The Gift That Is Meant to Be Kept

Some gifts are received in a moment and forgotten almost as quickly. Others remain.

What makes the difference is rarely scale or price. It is often something more difficult to measure: a sense of intention, a quality of material, a feeling that the object was chosen not only to mark an occasion, but to continue living beyond it. A lasting gift does not end with the exchange. It keeps participating in the life of the person who receives it.

This is part of what gives handmade gifts their particular emotional force. They tend to arrive with more than utility. They bring evidence of time, care, and material attention. A wrapped box with a textured surface, a brooch made through thread or enamel, a framed embroidered keepsake, a small carved object placed on a desk or shelf—these objects do not depend on novelty alone. They carry presence.

A good gift does not always need to be large or dramatic. In many cases, what makes it memorable is precisely its ability to enter the ordinary rhythms of life without losing significance. It may be used every day, or seen every day, or touched from time to time. It may sit on a console, hold letters, accompany a desk, soften a room, or return each year with a certain memory attached. Over time, it becomes more than a gift. It becomes part of a personal landscape.

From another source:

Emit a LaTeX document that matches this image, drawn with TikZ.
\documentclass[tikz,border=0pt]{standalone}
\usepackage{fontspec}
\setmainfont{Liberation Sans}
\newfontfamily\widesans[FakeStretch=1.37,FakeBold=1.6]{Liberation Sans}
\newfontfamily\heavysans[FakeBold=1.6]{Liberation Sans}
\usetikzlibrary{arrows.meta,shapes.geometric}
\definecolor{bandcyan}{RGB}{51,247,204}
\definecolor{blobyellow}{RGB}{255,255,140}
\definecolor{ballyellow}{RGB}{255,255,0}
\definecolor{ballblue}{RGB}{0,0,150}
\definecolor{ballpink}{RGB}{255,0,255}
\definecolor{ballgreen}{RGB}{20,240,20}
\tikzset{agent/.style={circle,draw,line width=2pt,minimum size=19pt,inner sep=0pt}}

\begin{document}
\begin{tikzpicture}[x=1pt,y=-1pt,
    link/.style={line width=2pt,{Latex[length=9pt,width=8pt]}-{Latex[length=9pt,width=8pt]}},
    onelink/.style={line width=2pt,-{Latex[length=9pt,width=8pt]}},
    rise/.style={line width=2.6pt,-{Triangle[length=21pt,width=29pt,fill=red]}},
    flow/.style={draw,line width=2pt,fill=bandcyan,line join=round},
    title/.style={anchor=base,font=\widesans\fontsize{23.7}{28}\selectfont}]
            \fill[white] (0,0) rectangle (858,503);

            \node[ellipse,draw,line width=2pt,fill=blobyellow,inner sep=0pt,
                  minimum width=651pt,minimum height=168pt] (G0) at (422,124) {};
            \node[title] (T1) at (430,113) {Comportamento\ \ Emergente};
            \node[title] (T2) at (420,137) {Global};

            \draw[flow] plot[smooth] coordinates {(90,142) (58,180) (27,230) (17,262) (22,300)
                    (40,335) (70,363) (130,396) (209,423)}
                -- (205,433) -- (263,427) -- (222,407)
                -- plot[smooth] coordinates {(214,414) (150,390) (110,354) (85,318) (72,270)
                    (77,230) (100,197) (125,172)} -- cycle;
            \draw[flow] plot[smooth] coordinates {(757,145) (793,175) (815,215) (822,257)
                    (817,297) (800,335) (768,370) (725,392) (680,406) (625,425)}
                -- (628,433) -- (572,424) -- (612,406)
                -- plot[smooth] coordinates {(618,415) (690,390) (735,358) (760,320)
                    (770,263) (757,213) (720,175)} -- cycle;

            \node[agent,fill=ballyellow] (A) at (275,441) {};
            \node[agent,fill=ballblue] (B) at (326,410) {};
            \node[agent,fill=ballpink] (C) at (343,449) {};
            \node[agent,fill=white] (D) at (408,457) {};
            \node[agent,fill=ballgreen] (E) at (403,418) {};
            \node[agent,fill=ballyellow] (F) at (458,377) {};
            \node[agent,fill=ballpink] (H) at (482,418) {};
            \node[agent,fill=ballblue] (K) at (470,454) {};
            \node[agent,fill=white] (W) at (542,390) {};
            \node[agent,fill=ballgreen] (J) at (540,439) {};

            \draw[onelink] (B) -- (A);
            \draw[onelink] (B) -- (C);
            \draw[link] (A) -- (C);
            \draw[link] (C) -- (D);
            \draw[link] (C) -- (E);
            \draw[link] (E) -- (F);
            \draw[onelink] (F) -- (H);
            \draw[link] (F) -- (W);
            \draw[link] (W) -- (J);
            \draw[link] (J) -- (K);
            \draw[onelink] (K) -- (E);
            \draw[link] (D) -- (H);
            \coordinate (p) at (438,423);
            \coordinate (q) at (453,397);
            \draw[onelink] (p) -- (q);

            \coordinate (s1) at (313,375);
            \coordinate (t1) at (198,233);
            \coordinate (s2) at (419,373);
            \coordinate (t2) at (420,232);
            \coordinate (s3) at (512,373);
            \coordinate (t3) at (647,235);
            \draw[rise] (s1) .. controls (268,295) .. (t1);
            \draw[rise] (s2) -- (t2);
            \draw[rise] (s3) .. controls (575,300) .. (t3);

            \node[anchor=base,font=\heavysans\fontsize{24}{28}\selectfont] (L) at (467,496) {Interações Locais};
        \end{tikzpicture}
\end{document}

That is why crafted gifts feel different from gifts designed primarily for speed or trend. They are often slower in both form and effect. Their beauty does not need to announce itself all at once. It settles in gradually. The person receiving the gift may first notice the surface, then the weight, then the color, then the way the object belongs in a room. Meaning accumulates through continued presence.

This matters especially now, when so many objects are made to be instantly legible and easily replaced. A handmade gift offers another rhythm. It asks to be kept, not merely consumed. It invites a relationship, not only a reaction.

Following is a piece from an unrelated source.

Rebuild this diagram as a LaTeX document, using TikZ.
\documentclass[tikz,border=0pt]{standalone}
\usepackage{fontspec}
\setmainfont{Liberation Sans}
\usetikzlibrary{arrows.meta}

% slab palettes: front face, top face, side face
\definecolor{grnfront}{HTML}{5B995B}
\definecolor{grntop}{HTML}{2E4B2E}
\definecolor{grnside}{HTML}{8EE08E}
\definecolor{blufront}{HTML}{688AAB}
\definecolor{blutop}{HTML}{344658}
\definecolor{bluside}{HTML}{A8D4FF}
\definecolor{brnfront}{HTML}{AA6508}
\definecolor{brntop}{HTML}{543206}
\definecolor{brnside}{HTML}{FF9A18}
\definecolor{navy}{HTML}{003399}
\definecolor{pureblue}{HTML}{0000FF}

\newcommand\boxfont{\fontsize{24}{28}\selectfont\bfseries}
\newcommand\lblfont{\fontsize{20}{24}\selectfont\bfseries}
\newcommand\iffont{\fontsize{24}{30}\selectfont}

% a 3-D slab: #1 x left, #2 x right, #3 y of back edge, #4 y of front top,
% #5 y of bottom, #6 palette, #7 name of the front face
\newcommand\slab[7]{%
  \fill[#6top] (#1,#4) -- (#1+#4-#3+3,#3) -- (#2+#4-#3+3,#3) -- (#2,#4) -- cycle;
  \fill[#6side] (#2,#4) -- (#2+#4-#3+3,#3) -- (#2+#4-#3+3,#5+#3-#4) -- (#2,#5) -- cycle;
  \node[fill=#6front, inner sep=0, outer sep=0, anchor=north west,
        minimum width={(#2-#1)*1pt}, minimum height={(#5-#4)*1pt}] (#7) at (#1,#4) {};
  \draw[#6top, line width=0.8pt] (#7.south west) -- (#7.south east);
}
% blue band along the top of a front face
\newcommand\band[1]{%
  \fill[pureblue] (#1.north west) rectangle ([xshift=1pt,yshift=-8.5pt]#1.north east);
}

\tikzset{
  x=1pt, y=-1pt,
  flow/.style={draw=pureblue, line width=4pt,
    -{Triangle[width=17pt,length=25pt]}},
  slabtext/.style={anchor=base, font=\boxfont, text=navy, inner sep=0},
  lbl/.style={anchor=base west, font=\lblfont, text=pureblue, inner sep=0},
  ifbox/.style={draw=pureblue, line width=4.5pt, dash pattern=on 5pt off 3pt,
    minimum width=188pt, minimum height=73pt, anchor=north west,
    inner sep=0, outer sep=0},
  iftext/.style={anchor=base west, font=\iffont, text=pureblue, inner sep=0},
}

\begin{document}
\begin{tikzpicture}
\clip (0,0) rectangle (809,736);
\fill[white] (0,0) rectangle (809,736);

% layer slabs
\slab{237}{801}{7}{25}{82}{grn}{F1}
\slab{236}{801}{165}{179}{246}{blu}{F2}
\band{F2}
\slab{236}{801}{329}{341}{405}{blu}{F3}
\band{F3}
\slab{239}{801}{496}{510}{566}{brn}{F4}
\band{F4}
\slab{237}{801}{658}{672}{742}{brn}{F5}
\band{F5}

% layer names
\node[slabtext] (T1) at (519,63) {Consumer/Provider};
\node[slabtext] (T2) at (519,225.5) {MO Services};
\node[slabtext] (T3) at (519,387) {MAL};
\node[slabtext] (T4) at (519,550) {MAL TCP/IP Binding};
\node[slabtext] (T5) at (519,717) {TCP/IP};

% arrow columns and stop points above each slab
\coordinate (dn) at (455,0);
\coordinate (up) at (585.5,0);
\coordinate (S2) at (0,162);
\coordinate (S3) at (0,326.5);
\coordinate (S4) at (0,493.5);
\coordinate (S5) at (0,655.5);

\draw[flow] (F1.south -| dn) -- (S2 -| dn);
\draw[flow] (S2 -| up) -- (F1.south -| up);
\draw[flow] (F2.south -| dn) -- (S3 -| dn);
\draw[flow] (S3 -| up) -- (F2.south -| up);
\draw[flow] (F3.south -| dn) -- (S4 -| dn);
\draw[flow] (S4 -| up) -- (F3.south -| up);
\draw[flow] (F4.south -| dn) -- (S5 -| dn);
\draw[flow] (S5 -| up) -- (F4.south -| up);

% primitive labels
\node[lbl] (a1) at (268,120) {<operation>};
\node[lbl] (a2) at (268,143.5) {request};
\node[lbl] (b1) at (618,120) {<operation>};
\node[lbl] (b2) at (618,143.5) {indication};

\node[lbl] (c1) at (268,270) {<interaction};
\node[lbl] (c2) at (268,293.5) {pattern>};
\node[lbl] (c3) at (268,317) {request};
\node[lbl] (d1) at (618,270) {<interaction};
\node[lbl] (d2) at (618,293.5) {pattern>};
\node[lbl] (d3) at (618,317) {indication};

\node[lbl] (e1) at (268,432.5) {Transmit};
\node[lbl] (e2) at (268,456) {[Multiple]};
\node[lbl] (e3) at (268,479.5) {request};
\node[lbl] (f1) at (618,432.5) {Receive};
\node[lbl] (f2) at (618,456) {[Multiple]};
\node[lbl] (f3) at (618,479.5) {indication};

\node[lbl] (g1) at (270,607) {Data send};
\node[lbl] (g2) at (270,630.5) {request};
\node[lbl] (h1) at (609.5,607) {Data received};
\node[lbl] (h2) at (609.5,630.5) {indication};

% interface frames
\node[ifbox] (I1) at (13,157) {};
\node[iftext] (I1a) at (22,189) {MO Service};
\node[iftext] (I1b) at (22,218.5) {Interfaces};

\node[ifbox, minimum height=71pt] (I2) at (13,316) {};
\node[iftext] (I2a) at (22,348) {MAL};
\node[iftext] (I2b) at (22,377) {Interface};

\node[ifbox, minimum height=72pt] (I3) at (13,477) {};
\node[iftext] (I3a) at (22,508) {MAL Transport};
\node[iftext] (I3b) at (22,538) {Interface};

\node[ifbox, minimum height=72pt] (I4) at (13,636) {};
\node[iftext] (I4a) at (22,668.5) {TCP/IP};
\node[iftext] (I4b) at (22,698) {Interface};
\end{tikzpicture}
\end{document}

There is also something important about the restraint of a well-chosen gift. The most lasting ones do not usually feel excessive. They feel proportionate, specific, and calm. They answer the occasion without exhausting it. They leave space for the recipient’s own life to gather around them. This is why a small hand-finished object can sometimes feel more intimate than something obviously luxurious. It carries attention rather than display.

To give a handmade object is, in some way, to give a future memory. Not because the object is sentimental by default, but because it can remain present long enough to gather sentiment. It may begin as a birthday gift, a wedding object, a holiday gesture, or a thank-you. But if it is made with enough care—and chosen with enough thought—it begins to move beyond the event itself. It becomes part of repetition, atmosphere, and habit. It starts to belong.

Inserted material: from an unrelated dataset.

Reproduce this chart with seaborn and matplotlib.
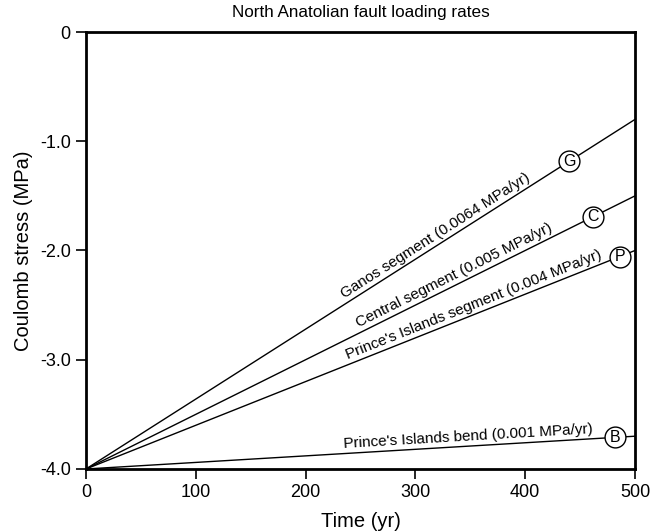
import numpy as np
import pandas as pd
import matplotlib
matplotlib.use("Agg")
import matplotlib.pyplot as plt
import seaborn as sns

# ---- data ----
fault_names = ["Ganos segment", "Central segment",
               "Prince's Islands segment", "Prince's Islands bend"]
rate_text = ["0.0064", "0.005", "0.004", "0.001"]
marker_letters = ["G", "C", "P", "B"]
start_time = 0
end_time = 500
start_stress = -4.0
end_stress = [-0.8, -1.5, -2.0, -3.7]
marker_time = [440, 462, 486, 482]
label_time = [323, 339, 356, 349]

x_ticks = [0, 100, 200, 300, 400, 500]
y_ticks = [0, -1.0, -2.0, -3.0, -4.0]
y_tick_labels = ["0", "-1.0", "-2.0", "-3.0", "-4.0"]

rows = []
for name, e in zip(fault_names, end_stress):
    rows.append({"fault": name, "time": start_time, "stress": start_stress})
    rows.append({"fault": name, "time": end_time, "stress": e})
df = pd.DataFrame(rows)

sns.set_style("ticks")
plt.rcParams["font.family"] = ["Liberation Sans", "DejaVu Sans"]
plt.rcParams["text.color"] = "black"
plt.rcParams["axes.labelcolor"] = "black"

fig = plt.figure(figsize=(6.64, 5.31), dpi=100)
ax = fig.add_axes([0.1295, 0.1168, 0.9563 - 0.1295, 0.9397 - 0.1168])

sns.lineplot(data=df, x="time", y="stress", hue="fault",
             palette=["black"] * 4, linewidth=1.0, legend=False, ax=ax)

ax.set_xlim(0, 500)
ax.set_ylim(-4.0, 0)
ax.set_xticks(x_ticks)
ax.set_yticks(y_ticks)
ax.set_yticklabels(y_tick_labels)
ax.tick_params(direction="out", length=7.5, width=1.2, labelsize=13,
               colors="black", pad=3.5)
for s in ax.spines.values():
    s.set_linewidth(2.0)
    s.set_color("black")
    s.set_visible(True)

ax.set_xlabel("Time (yr)", fontsize=14.5, labelpad=8)
ax.set_ylabel("Coulomb stress (MPa)", fontsize=14.5, labelpad=5)
ax.set_title("North Anatolian fault loading rates", fontsize=12.3, pad=11)

for name, rate, letter, e, mt, lt in zip(fault_names, rate_text, marker_letters,
                                         end_stress, marker_time, label_time):
    slope = (e - start_stress) / (end_time - start_time)
    p1 = ax.transData.transform((start_time, start_stress))
    p2 = ax.transData.transform((end_time, e))
    ang = np.degrees(np.arctan2(p2[1] - p1[1], p2[0] - p1[0]))
    ly = start_stress + slope * (lt - start_time)
    off = 1.5
    dx = -np.sin(np.radians(ang)) * off
    dy = np.cos(np.radians(ang)) * off
    ax.annotate(f"{name} ({rate} MPa/yr)", xy=(lt, ly), xytext=(dx, dy),
                textcoords="offset points", rotation=ang,
                rotation_mode="anchor", ha="center", va="bottom", fontsize=11)
    my = start_stress + slope * (mt - start_time)
    ax.plot([mt], [my], marker="o", markersize=15, markerfacecolor="white",
            markeredgecolor="black", markeredgewidth=1.0, zorder=5)
    ax.text(mt, my, letter, ha="center", va="center", fontsize=11.5, zorder=6)

fig.savefig("out.png", dpi=100)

Perhaps that is the quiet ambition of any meaningful gift: not simply to impress, but to accompany. Not only to be opened, but to remain. Not just to mark a moment, but to continue speaking after the moment has passed.

The most memorable gifts are often the ones that do not disappear once they have been received. They stay close. They stay useful. They stay beautiful. And in doing so, they keep the occasion alive in a quieter, deeper way.